Monday, Mar. 22, 1948
Vital Moment
Was Western Europe moribund? Did it have neither the heart nor the vigor to save itself? Was it, as the Communists would have the world believe, waiting supinely for a blood transfusion from across the Atlantic to keep it tottering on a few years longer before it finally fell?
Last week Western Europe was astir. It was moving farther and faster toward the union which was its best chance for survival than anyone would have thought possible a few years, or even a few weeks, ago. Old notions of sovereignty were sloughed off, old jealousies pushed aside.
In London, 71 M.P.s signed an appeal for the merger of Western Europe (see below). In Brussels, the defense pact between Britain, France, Belgium, The Netherlands and Luxemburg (TIME, March 15) was ready for signing. Said Belgium's Paul-Henri Spaak: "The moment is vital. . . . [But] the best treaty in the world is worth only what its execution is worth. A diplomatic formula is not hard to find. A military agreement is not hard to make. But economic collaboration between people . . . that is the obstacle which must be surmounted."
Opening of a Workshop. This week in Paris the 16 nations which will receive Marshall Plan aid met to grapple with that obstacle. As they met in the Salon de l'Horloge of the Foreign Ministry, the conference chairman, Ernest Bevin, told them: "I think the world might be assured that this organization is not a conference but a workshop. It will be charged with the duty of determining practical steps to build up European production [and] to reduce the dollar deficit."*
Then they got down to business.
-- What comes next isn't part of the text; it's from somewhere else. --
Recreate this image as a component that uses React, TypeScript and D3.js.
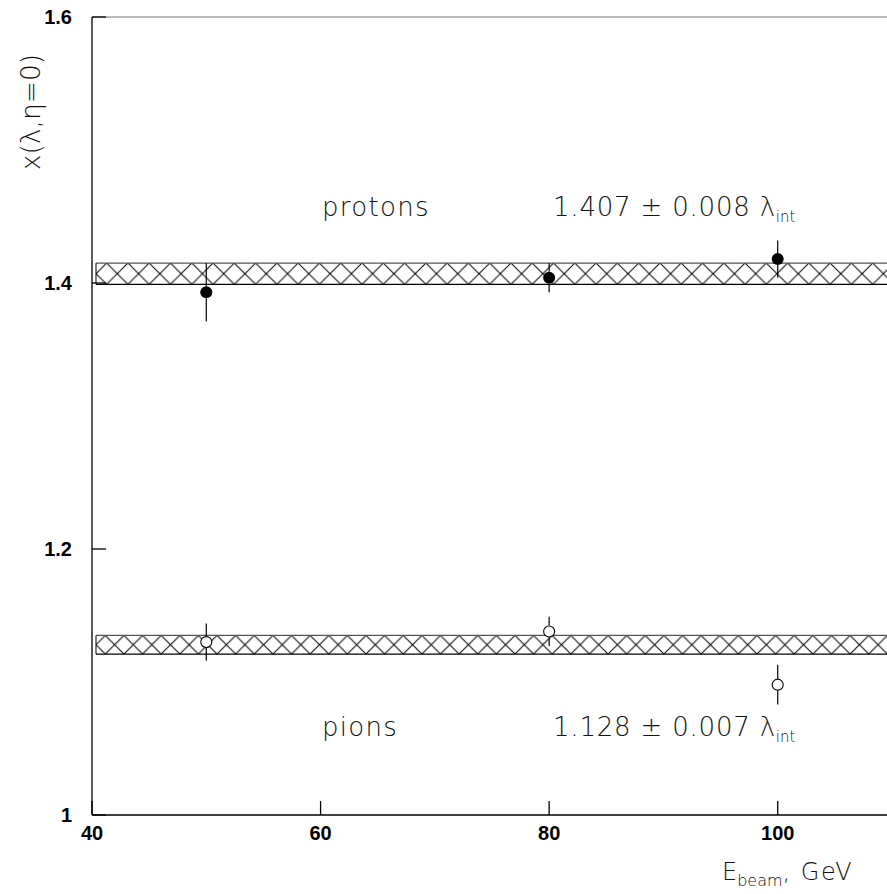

Chief items on the agenda: 1) to set up a European body to supervise Marshall Plan aid; 2) to work out a declaration of economic policy. They would try to decide just what each nation could best produce with its machines and men, how to reduce tariff barriers, how to bring the official value of national currencies into line with real purchasing power.
The nations which had been hardest hit by World War II (e.g., Britain, France, Belgium, Italy) were ready to go farthest in international cooperation. The nations which had suffered least (e.g., Sweden and Switzerland) acted as a brake. Apparently suffering was the surest solvent for stubborn nationalism.
Breath of Determination. Two old rivals had set a shining example for the 16 nations. For five months a French-Italian commission had talked over possibilities of gearing the French and Italian economies together as an efficient machine. Last week some details leaked out; they indicated far more progress than observers had expected.
France needs labor, and Italy has a labor surplus. So the two have undertaken to organize a labor migration. France and Italy will go into the market as one unit to buy essential imports. Together they will try to build up markets for their export industries. A committee is working out ways to share port trade between the two great rivals, Genoa and Marseille.
Economic cooperation would be a big, perhaps the hardest, step toward Western Union. Now Europe looked to the U.S., which had been waiting for such a sign, to give them military strength and economic backing. Without these, Western Europe's best efforts would result in a grand but futile gesture.
*All was not smooth. Roughest point: at the space reserved for Eire's delegation, a conference flunky put a card marked Irlande du Nord. The indignant Irish delegate, Foreign Minister Sean MacBride, suspected a British plot. The head usher hastily repaired this gaffe by sending for scissors, cutting off the last two words.